Javier Moscoso, en su recientísimo libro: Promesas incumplidas. Una historia política de las pasiones, señala con perspicacia cómo la historia del mundo contemporáneo es una historia de pasiones acumuladas sin las que no se entiende la política. En primer lugar, las dos grandes pasiones que se enfrentan: la avaricia y el deseo de igualdad. Después, las pasiones que nacen de las promesas, cumplidas o incumplidas: el amor, el resentimiento, la indignación. Estas pasiones son políticas cuando configuran nuestras relaciones y cuando por acumulación forman climas y atmósferas emocionales sobre las que se articulan los grandes hechos.

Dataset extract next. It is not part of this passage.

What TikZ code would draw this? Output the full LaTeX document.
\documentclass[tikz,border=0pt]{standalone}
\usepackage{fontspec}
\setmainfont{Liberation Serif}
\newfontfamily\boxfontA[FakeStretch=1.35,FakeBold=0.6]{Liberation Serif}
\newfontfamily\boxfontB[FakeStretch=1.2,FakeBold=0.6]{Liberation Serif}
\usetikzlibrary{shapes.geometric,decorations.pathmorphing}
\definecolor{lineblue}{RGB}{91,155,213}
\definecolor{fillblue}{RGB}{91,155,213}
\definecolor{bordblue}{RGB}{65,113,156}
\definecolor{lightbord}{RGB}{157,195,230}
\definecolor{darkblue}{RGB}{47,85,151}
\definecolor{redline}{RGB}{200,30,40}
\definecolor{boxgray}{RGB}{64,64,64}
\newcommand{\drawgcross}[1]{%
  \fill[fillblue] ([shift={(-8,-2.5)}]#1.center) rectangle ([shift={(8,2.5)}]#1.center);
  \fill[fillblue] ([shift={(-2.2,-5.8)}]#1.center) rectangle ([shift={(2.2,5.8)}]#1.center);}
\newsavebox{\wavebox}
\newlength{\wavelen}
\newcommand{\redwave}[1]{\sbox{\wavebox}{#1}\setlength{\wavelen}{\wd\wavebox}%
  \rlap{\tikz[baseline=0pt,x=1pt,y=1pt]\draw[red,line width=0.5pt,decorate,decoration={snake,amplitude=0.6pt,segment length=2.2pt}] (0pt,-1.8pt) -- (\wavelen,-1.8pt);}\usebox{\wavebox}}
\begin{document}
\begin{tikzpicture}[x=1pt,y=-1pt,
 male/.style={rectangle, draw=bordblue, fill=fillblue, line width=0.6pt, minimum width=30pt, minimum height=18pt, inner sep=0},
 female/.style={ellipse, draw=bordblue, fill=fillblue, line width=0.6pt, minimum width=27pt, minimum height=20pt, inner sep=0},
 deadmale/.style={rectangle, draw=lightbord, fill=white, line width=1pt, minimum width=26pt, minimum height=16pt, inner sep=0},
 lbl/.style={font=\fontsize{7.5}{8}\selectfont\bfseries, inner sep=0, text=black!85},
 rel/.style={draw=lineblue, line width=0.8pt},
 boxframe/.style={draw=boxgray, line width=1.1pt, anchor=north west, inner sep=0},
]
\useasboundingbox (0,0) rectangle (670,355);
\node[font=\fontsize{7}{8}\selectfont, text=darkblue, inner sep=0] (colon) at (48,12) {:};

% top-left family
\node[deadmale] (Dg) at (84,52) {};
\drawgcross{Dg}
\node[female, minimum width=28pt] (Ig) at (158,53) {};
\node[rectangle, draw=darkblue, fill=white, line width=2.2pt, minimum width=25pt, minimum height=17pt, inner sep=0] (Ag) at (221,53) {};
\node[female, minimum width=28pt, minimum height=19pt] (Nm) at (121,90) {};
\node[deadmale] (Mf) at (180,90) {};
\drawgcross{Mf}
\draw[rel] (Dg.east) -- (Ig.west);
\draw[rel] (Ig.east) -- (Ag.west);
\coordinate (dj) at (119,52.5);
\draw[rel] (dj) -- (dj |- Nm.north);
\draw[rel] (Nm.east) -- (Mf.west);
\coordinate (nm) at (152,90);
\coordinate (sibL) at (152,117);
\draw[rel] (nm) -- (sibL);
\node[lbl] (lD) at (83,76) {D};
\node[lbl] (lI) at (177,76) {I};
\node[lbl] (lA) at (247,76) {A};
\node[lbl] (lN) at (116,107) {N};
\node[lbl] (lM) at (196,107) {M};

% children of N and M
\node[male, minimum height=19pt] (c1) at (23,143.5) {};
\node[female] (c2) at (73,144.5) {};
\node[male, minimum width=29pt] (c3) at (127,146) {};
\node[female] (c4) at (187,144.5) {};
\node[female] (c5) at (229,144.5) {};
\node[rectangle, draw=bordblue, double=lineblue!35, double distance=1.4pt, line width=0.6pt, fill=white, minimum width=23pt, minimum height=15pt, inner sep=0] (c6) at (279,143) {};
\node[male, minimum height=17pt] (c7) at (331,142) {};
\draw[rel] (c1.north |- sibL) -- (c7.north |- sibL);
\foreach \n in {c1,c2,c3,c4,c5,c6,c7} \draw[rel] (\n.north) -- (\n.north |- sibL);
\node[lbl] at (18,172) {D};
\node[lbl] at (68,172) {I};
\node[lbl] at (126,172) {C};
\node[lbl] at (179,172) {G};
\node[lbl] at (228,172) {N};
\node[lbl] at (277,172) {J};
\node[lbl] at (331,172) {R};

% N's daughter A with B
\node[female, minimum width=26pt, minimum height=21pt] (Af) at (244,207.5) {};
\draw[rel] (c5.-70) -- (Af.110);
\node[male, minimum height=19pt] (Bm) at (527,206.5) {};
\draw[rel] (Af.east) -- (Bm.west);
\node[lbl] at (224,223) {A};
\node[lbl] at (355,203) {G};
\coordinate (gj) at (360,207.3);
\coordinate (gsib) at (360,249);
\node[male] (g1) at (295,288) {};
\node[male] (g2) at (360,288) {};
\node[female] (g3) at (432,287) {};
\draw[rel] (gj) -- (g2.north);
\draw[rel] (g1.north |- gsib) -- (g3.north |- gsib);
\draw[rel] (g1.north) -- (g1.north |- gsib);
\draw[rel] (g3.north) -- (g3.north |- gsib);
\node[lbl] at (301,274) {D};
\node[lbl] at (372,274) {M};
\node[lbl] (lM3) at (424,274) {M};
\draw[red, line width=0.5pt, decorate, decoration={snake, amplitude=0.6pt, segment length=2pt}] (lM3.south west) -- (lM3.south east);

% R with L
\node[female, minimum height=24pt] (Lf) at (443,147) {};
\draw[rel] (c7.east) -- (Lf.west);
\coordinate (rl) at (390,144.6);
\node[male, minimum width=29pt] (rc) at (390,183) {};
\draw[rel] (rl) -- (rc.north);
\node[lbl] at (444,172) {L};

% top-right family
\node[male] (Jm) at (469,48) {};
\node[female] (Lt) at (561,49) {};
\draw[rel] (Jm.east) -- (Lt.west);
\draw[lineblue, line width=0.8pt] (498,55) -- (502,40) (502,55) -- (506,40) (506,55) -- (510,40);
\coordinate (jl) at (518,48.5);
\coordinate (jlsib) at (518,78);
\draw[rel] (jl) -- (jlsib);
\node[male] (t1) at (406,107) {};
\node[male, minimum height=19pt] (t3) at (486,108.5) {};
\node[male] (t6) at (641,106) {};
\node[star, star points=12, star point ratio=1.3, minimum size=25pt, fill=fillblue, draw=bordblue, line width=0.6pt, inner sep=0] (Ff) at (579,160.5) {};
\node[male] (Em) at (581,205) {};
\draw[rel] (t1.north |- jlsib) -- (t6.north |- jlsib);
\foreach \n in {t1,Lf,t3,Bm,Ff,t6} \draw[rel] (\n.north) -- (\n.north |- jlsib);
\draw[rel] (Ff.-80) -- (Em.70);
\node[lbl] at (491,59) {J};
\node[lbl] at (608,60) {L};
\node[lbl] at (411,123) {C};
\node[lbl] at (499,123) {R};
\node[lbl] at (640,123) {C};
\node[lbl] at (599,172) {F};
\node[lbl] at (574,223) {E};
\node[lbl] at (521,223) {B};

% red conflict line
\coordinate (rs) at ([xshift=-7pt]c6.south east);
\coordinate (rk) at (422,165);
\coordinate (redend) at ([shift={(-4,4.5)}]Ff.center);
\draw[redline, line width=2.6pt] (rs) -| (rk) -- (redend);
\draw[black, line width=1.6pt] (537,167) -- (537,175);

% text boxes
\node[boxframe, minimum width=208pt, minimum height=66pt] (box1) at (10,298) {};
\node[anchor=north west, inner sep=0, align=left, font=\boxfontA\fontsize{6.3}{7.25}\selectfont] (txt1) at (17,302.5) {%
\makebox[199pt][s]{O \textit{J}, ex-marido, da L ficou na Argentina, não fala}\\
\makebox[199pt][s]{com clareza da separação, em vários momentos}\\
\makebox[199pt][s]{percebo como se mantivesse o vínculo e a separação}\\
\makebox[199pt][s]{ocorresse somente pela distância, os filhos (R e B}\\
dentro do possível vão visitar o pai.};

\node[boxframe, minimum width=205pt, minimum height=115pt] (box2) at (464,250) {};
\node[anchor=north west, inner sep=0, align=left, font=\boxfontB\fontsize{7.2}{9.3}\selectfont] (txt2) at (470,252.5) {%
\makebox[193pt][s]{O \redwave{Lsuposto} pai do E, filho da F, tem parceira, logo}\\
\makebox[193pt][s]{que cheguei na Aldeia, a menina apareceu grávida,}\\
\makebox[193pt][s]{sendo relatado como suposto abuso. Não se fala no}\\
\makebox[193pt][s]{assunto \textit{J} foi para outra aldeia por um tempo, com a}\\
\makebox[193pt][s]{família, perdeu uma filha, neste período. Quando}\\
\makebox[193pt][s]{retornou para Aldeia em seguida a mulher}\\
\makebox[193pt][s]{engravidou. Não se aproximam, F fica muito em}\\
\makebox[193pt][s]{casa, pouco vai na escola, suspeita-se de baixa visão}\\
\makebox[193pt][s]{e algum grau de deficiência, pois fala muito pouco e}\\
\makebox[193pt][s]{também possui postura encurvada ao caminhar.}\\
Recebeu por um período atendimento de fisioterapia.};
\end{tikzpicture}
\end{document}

En otra línea, Belén Gopegui se queja con razón de que a ella la acusen tantas veces de introducir la política en sus novelas cuando de hecho todas las novelas son políticas, y el hecho de ocultar la política es una forma de serlo, como lo es la construcción de los personajes, el modo de configurar los espacios de drama, las palabras que dicen o que callan. Virginia Woolf, Proust, Beckett, lo tenían muy claro y lo dijeron muchas veces claramente (algo que suelen olvidar muchas tantos aspirantes a escritores). La acción de narrar es probablemente uno de los actos políticos más importantes por la cantidad de lectores sobre los que se influye, muchos sin la capacidad crítica de notar cómo las novelas (o películas, tanto da) configuran poco a poco nuestros imaginarios y con ello nuestros caracteres.

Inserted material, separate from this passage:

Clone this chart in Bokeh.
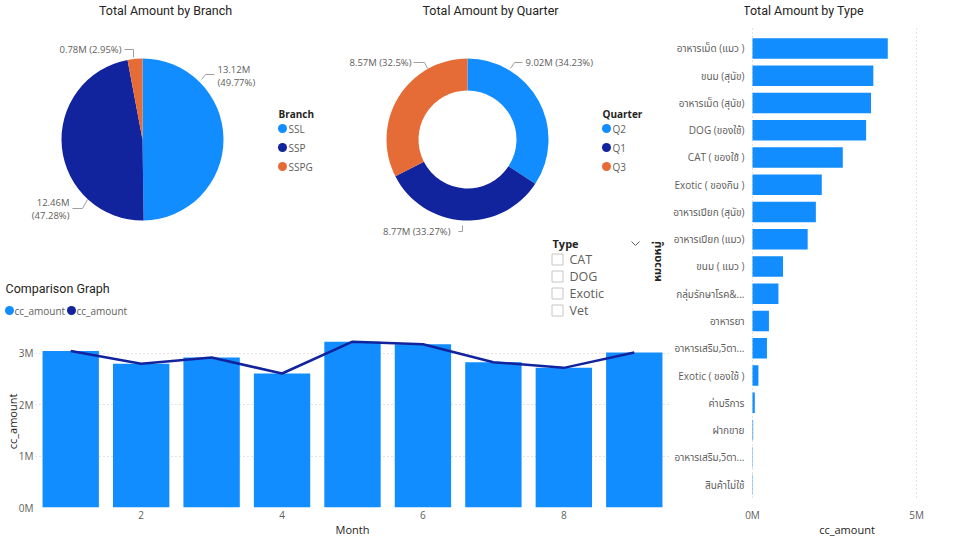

El acto de calificarnos a nosotros y a los nuestros es político. El nombre es político, la mayoría de las veces contra los propios deseos. Es una maldad, pero permítaseme: si observamos los nombres de los partidos más importantes de España con ojos distantes, notaremos cómo el nombre con el que se describen suele expresar deseos imaginarios que contradicen su realidad: el Partido Popular es muchas cosas, pero es dudoso que sea popular en el buen sentido político del término. El Partido Socialista Obrero Español, como ya cantó el gran Javier Krahe, bueno, de obrero poco, de socialista, más bien el deseo y de español, decía, sí pero también americano y otras cosas. Ciudadanos, un nombre que tiene una raíz profundamente republicana, nombra a un partido de gentes neoliberales que desconfían profundamente de todo lo que sea estado y políticas públicas más allá del ejercicio de la coacción. Podemos, que no sé si por desgracia es mi partido, expresa en su nombre la negación de lo que es: querría representar el poder del "sí se puede" pero más bien se encuentra con una realidad de "no podemos" que nos sabe muy bien cómo manejar. Bueno: esto es un acto denigratorio que he realizado conscientemente, para embromar, pero también para producir distancia, crítica y juicio.

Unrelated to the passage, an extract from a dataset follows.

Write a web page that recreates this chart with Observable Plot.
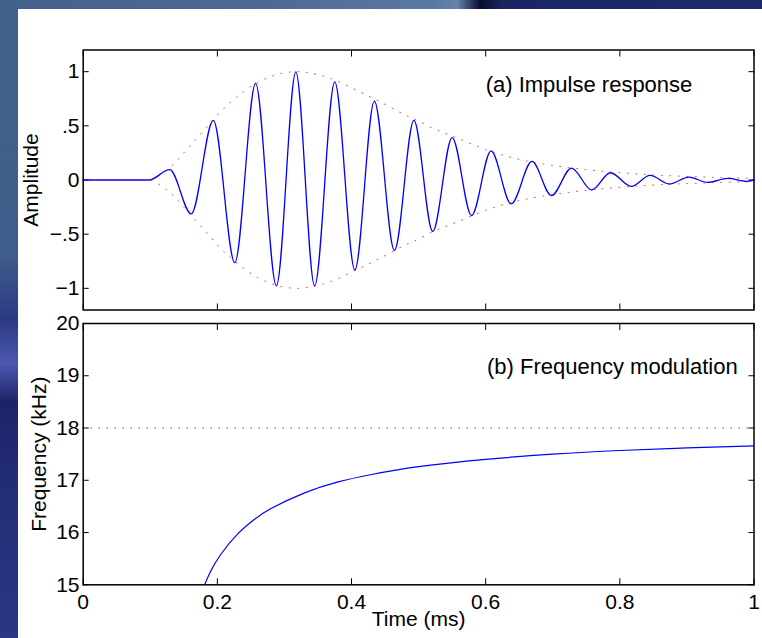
<!DOCTYPE html>
<html><head><meta charset="utf-8">
<script src="https://cdn.jsdelivr.net/npm/d3@7"></script>
<script src="https://cdn.jsdelivr.net/npm/@observablehq/plot@0.6"></script>
<style>
html,body{margin:0;padding:0;width:762px;height:638px;overflow:hidden;}
body{position:relative;background:#2a3580;font-family:"Liberation Sans",Arial,Helvetica,sans-serif;}
#topstrip{position:absolute;left:0;top:0;width:762px;height:9px;background:linear-gradient(to right,#44608c 0%,#4d6a96 35%,#5a79a2 57%,#6584ad 60%,#0a0e30 63%,#1a2562 66%,#1e2a6a 100%);}
#leftstrip{position:absolute;left:0;top:0;width:18px;height:638px;background:linear-gradient(to bottom,#44618c 0%,#405c8a 40%,#2c3a84 50%,#4b58ae 57%,#1c2468 63%,#232d76 75%,#2b3785 100%);}
#panel{position:absolute;left:18px;top:9px;width:744px;height:629px;background:#fff;}
#a{position:absolute;left:0;top:0;}
#b{position:absolute;left:0;top:316px;}
</style></head><body>
<div id="topstrip"></div><div id="leftstrip"></div><div id="panel"></div>
<div id="a"></div><div id="b"></div>
<script>
// ---- data ----
const xTicks = [0, 0.2, 0.4, 0.6, 0.8, 1];
const xTickLabels = ["0", "0.2", "0.4", "0.6", "0.8", "1"];
const ampTicks = [-1, -0.5, 0, 0.5, 1];
const ampTickLabels = ["\u22121", "\u2212.5", "0", ".5", "1"];
const freqTicks = [15, 16, 17, 18, 19, 20];
const freqTickLabels = ["15", "16", "17", "18", "19", "20"];

// impulse response: extrema of the oscillation (time ms, amplitude)
const sigT = [0, 0.098, 0.129, 0.161, 0.194, 0.226, 0.257, 0.288, 0.317, 0.345, 0.375, 0.405, 0.434, 0.464, 0.493, 0.521, 0.550, 0.579, 0.608, 0.638, 0.669, 0.698, 0.728, 0.758, 0.786, 0.817, 0.845, 0.874, 0.903, 0.931, 0.961, 0.989, 1.0];
const sigA = [0, 0, 0.095, -0.313, 0.551, -0.763, 0.891, -0.978, 0.998, -0.978, 0.906, -0.831, 0.729, -0.650, 0.551, -0.475, 0.392, -0.328, 0.269, -0.221, 0.171, -0.144, 0.110, -0.092, 0.067, -0.059, 0.042, -0.037, 0.027, -0.022, 0.015, -0.012, 0.0];

// envelope (dotted red)
const envT = [0, 0.098, 0.11, 0.12, 0.13, 0.14, 0.15, 0.16, 0.17, 0.18, 0.19, 0.2, 0.22, 0.24, 0.26, 0.28, 0.3, 0.32, 0.34, 0.36, 0.38, 0.4, 0.42, 0.44, 0.46, 0.48, 0.5, 0.52, 0.54, 0.56, 0.58, 0.6, 0.65, 0.7, 0.75, 0.8, 0.85, 0.9, 0.95, 1.0];
const envA = [0, 0, 0.03, 0.07, 0.12, 0.18, 0.25, 0.32, 0.39, 0.46, 0.53, 0.6, 0.72, 0.82, 0.9, 0.955, 0.99, 1.0, 0.985, 0.955, 0.91, 0.85, 0.79, 0.73, 0.665, 0.6, 0.545, 0.48, 0.43, 0.38, 0.33, 0.28, 0.19, 0.135, 0.095, 0.068, 0.047, 0.033, 0.023, 0.016];

// frequency modulation (time ms, kHz)
const fmT = [0.181, 0.19, 0.205, 0.23, 0.255, 0.28, 0.33, 0.38, 0.43, 0.5, 0.6, 0.7, 0.8, 0.9, 1.0];
const fmK = [15, 15.26, 15.58, 15.97, 16.25, 16.46, 16.76, 16.97, 17.11, 17.26, 17.4, 17.5, 17.57, 17.62, 17.66];
const refFreq = [18];

const titles = ["(a) Impulse response", "(b) Frequency modulation"];
const axisLabels = ["Amplitude", "Frequency (kHz)", "Time (ms)"];

// ---- tables ----
const sig = sigT.map((t, i) => ({t, v: sigA[i]}));
const env = envT.map((t, i) => ({t, v: envA[i]}));
const fm = fmT.map((t, i) => ({t, v: fmK[i]}));

const font = '"Liberation Sans", Arial, Helvetica, sans-serif';
const fmtFrom = (ticks, labels) => v => { const i = ticks.indexOf(v); return i < 0 ? "" : labels[i]; };
const blank = () => "";
const style = {fontFamily: font, fontSize: "21px", color: "#000", background: "transparent", overflow: "visible"};

const A = Plot.plot({
  width: 762, height: 316,
  marginLeft: 82.7, marginRight: 8.5, marginTop: 49.5, marginBottom: 6.5,
  x: {domain: [0, 1]},
  y: {domain: [-1.2, 1.2]},
  style,
  marks: [
    Plot.axisY({anchor: "left", ticks: ampTicks, tickSize: -6, tickPadding: 9.7, tickFormat: fmtFrom(ampTicks, ampTickLabels), label: null}),
    Plot.axisY({anchor: "right", ticks: ampTicks, tickSize: -6, tickFormat: blank, label: null}),
    Plot.axisX({anchor: "top", ticks: xTicks, tickSize: -6, tickFormat: blank, label: null}),
    Plot.axisX({anchor: "bottom", ticks: xTicks, tickSize: -6, tickFormat: blank, label: null}),
    Plot.line(sig, {x: "t", y: "v", stroke: "#0000ff", strokeWidth: 1.3, curve: "monotone-x"}),
    Plot.line(env, {x: "t", y: "v", stroke: "#ff0000", strokeOpacity: 0.75, strokeWidth: 1, strokeDasharray: "1,7.5", curve: "monotone-x"}),
    Plot.line(env, {x: "t", y: d => -d.v, stroke: "#ff0000", strokeOpacity: 0.75, strokeWidth: 1, strokeDasharray: "1,7.5", curve: "monotone-x"}),
    Plot.frame({stroke: "#000", strokeWidth: 1.5}),
    Plot.text([titles[0]], {x: 0.6, y: 0.81, text: d => d, textAnchor: "start", lineAnchor: "bottom", fontSize: 22, fill: "#000"}),
    Plot.text([axisLabels[0]], {frameAnchor: "left", dx: -44.7, rotate: -90, text: d => d, textAnchor: "middle", lineAnchor: "bottom", fontSize: 21, fill: "#000"})
  ]
});
document.getElementById("a").appendChild(A);

const B = Plot.plot({
  width: 762, height: 322,
  marginLeft: 82.7, marginRight: 8.5, marginTop: 7, marginBottom: 53.7,
  x: {domain: [0, 1]},
  y: {domain: [15, 20]},
  style,
  marks: [
    Plot.axisY({anchor: "left", ticks: freqTicks, tickSize: -6, tickPadding: 9.7, tickFormat: fmtFrom(freqTicks, freqTickLabels), label: null}),
    Plot.axisY({anchor: "right", ticks: freqTicks, tickSize: -6, tickFormat: blank, label: null}),
    Plot.axisX({anchor: "top", ticks: xTicks, tickSize: -6, tickFormat: blank, label: null}),
    Plot.axisX({anchor: "bottom", ticks: xTicks, tickSize: -6, tickPadding: 15.3, tickFormat: fmtFrom(xTicks, xTickLabels), label: null}),
    Plot.ruleY(refFreq, {stroke: "#000", strokeWidth: 1, strokeDasharray: "1,7"}),
    Plot.line(fm, {x: "t", y: "v", stroke: "#0000ff", strokeWidth: 1.2, curve: "natural", clip: true}),
    Plot.frame({stroke: "#000", strokeWidth: 1.5}),
    Plot.text([titles[1]], {x: 0.602, y: 19.03, text: d => d, textAnchor: "start", lineAnchor: "bottom", fontSize: 22, fill: "#000"}),
    Plot.text([axisLabels[1]], {frameAnchor: "left", dx: -36.7, rotate: -90, text: d => d, textAnchor: "middle", lineAnchor: "bottom", fontSize: 21, fill: "#000"}),
    Plot.text([axisLabels[2]], {frameAnchor: "bottom", dy: 40.7, text: d => d, textAnchor: "middle", lineAnchor: "bottom", fontSize: 21, fill: "#000"})
  ]
});
document.getElementById("b").appendChild(B);
</script>
</body></html>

El gran Guillem Martínez, periodista ingenioso y profundo, que ha narrado con sarcasmo el actual Proces catalán escribe hoy en la carta al lector de CTXT (solamente para suscriptores: animo a los lectores a que lo sean. Fin de la publicidad) estas palabras que hablan del hastío que tantos sentimos sobre lo que ocurre, sobre cómo las energías se están consumiendo en lo que no importa:
Todas las energías de la sociedad parecen irse en defender o atacar la cáscara. Comúnmente, para defender otra cáscara. De alguna manera, debemos dejar de hablar de la cáscara. Olvidarla. Las cáscaras son lo más anecdótico de un fruto. Los medios de comunicación, que ponderan una cáscara sobre otra, nos han fallado. La política, que no supo defender ningún fruto, pero que está perdiendo el decoro en la defensa de la cáscara, también nos ha fallado. Sólo quedamos nosotros y nuestra sed de fruta. ¿Qué podemos hacer? Posiblemente nada, salvo hablar. Hablen. En su casa, en el trabajo, en el bar, en el restaurant. Y hablen sin hablar de cáscaras. Están rotas –todas–. Hablen de ese espacio vacío que había bajo las cáscaras. Rellénenlo con palabras. Es preciso recordar y transmitir que donde no hay nada, donde solo hay la sombra inquietante de una cáscara, debe de haber un conjunto carnal y jugoso de derechos.
Éste es también un acto polítco necesario: animar a ocupar el espacio de la palabra y llenar el vacío.